How we automated our content translation QA tests
September 16, 2021
Table of contents
One of the most significant challenges our QA engineers used to face was the daily testing of multiple pages across several languages. Publicly accessible websites change frequently, and verifying all of those changes across all of those pages and all of those languages took a lot of work.
This post is about how we automated those processes to ensure quality without sacrificing speed or flexibility. As a lead QA automation engineer, I am responsible for automating tests on every aspect of Nord Security’s three main products. This includes designing test libraries and unified framework architecture capable of covering both user interface and backend API regression testing.
Nord Security’s web domains contain thousands of pages in many different languages. The scope of verifying every update to these pages is simply too large for QA engineers to perform manually. It involves using dictionary tools to evaluate whether labels make sense in the correct languages on every impacted page. We needed a more sophisticated solution to handle this problem.
The main challenge was to reduce human effort and labor by as much as possible, so we decided to try to automate as many content testing steps as we could.
First, we had to figure out how to test labels in different languages. It would be nearly impossible to follow up all label changes in all supported languages and we have limited test maintenance resources, so hard-coding text values would not have been a good solution. This tool had to be able to evaluate all supported languages on its own.
The second problem was the ability to handle any given page and subpage. It would be nearly impossible to update the testing tool each time a new page or subpage is released, so the tool had to be capable of adapting to new pages instantly.
Third, we had to find a way to extract all text labels from any site. That means we can not rely on specific element selectors - they have to be universal. This is because of how our website is presented to the customer. Some page content can only be seen from specific countries’ IP addresses, so we needed a way to iterate by IP address.
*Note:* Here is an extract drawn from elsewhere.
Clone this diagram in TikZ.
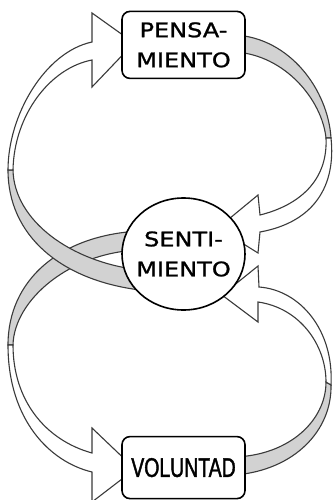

In the end, human interaction is still required to finalize the test result evaluation. Therefore, we also needed a sophisticated reporting tool to display the results. The clearer and simpler they were presented, the more it would reduce human effort.
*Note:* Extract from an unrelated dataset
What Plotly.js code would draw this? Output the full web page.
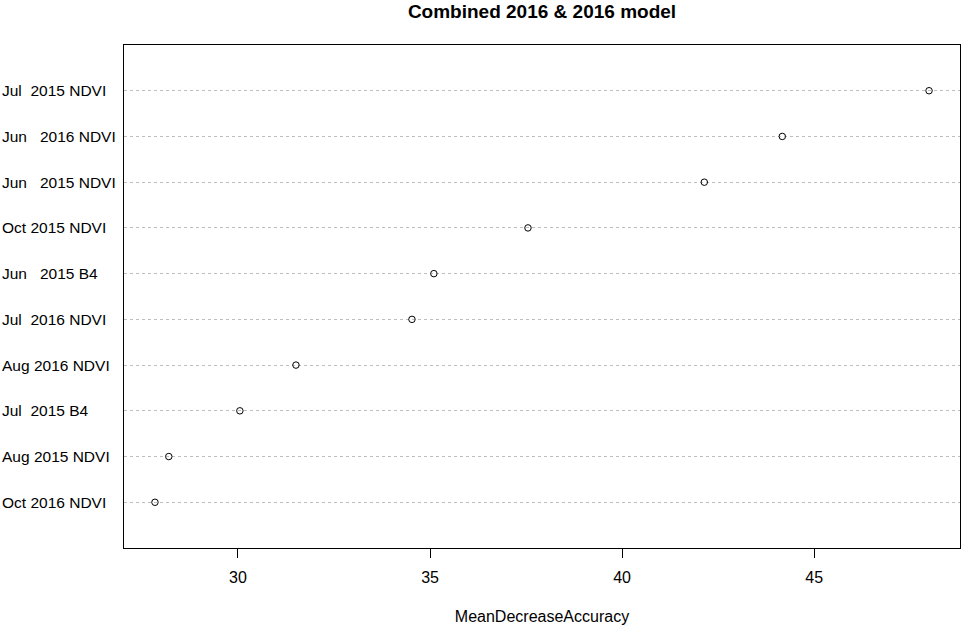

Once we listed our requirements, we understood that regular solutions would not cut it. After careful consideration, a lengthy investigation, and plenty of trial and error experiments, we implemented an AI module that met our quality demands for this problem. We chose a well-trained AI module with Selenium-based libraries.
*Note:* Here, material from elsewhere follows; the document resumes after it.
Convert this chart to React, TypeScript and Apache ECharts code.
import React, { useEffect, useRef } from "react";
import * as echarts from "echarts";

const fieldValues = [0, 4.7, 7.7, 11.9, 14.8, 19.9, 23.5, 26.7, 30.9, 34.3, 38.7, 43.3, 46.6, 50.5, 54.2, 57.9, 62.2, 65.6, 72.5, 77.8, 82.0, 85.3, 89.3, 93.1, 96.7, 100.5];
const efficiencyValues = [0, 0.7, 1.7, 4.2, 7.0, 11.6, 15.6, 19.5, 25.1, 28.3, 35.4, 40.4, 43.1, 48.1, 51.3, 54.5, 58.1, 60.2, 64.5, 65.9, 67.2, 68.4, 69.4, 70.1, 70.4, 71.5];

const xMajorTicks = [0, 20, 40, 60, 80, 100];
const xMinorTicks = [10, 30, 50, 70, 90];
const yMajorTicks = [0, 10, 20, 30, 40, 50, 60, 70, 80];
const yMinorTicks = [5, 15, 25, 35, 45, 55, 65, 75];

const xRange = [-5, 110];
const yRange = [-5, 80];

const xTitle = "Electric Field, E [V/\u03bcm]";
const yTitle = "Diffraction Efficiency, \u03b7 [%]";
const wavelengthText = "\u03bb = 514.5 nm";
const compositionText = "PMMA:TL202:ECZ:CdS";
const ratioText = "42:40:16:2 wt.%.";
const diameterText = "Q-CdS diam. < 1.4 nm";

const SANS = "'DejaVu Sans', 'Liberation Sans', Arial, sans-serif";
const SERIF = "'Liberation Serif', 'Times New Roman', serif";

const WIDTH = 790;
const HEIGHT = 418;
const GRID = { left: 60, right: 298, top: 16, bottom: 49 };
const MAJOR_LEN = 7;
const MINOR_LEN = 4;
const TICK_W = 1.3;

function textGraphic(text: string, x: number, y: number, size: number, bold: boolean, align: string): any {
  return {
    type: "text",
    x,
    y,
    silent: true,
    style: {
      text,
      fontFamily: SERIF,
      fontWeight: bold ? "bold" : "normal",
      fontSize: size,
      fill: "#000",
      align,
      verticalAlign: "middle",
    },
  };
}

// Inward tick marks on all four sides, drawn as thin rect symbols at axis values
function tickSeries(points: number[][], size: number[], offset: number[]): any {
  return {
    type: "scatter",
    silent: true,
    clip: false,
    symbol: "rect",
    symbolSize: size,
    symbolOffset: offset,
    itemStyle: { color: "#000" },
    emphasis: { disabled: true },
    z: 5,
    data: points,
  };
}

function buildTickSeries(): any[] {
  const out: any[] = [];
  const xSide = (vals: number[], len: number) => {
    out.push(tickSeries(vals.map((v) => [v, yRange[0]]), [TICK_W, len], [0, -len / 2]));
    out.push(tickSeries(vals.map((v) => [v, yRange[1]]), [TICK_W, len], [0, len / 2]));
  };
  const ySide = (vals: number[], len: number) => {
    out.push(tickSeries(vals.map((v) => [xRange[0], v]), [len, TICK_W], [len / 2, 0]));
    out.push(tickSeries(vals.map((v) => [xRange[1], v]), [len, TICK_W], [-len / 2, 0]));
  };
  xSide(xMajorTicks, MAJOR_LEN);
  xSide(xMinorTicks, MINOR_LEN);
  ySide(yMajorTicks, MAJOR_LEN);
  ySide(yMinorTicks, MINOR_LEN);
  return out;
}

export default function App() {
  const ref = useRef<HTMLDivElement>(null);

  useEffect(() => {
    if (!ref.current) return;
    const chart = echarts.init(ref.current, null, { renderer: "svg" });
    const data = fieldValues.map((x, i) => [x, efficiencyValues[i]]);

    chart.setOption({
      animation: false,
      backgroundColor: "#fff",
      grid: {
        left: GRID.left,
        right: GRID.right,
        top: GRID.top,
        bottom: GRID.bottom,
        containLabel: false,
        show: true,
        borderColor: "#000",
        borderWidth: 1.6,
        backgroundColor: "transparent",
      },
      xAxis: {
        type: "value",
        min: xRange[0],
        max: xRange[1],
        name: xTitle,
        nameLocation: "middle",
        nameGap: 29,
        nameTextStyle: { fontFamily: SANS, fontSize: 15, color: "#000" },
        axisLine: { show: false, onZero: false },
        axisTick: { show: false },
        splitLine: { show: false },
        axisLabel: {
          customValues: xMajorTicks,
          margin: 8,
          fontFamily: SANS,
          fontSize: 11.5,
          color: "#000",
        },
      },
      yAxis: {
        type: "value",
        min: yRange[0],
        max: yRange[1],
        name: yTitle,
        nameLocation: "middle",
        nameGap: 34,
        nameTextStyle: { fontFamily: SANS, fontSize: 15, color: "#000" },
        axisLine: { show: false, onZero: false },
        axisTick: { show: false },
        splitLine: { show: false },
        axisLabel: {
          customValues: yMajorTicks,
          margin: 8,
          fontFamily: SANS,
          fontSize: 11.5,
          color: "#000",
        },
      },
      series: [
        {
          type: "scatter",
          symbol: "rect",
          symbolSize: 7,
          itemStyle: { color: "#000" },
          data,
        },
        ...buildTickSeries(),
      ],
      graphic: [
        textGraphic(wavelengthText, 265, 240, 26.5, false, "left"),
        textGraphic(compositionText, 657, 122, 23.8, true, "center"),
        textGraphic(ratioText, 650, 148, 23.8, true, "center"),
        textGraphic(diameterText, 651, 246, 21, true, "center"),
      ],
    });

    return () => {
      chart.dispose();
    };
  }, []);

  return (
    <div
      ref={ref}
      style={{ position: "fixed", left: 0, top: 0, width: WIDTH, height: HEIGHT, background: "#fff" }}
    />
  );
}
The AI module helps us determine the text language (to detect language mismatches) and lets us automatically inspect whether translations are in place or not. There was no need to hardcode every label in every language on every page as the AI works just fine regardless of label count, language or page. It also requires very little maintenance.
To solve the IP localization challenge, we decided to use a Docker virtualization machine to build isolated virtual environment images - containers. These containers had to have all the required test files and dependencies and be capable of establishing VPN tunnel connections regardless of who or what is running the image and where they are. They also needed to export and store test artefacts - reports with results, screenshots, and any bugs that have been found - for evaluation, further investigation, and archiving on the host machine or CI tool.
After several attempts to display the test results, we found that HTML “Allure” reports are the most convenient way for the viewer to finalize test results, so this library was also included in the virtual machine container.
Almost all of our content testing now relies on this solution. It helps us meet deadlines by significantly reducing the human effort required to test new translations. Moreover, it helped us find several bugs in our language implementation that would have been very hard to find manually. Because the test run is fully automated, it no longer matters whether there is one or several new languages or how many new pages are coming up. We no longer need to review all the changes individually. This tool reports any mismatches it finds and the QA engineer only needs to review suspicious labels and make a final decision. The human effort required has been reduced significantly.
What does the future hold?
We still have several new challenges to solve. Some of those include visual inspections of site structure, text, font size, overlays, and overall customer experience issues. These are currently being tested manually, but after the huge success of the content language inspection tool, we have been working towards automating even more key points. Broader use of AI-based modules may be the key to ensuring the quality of our website.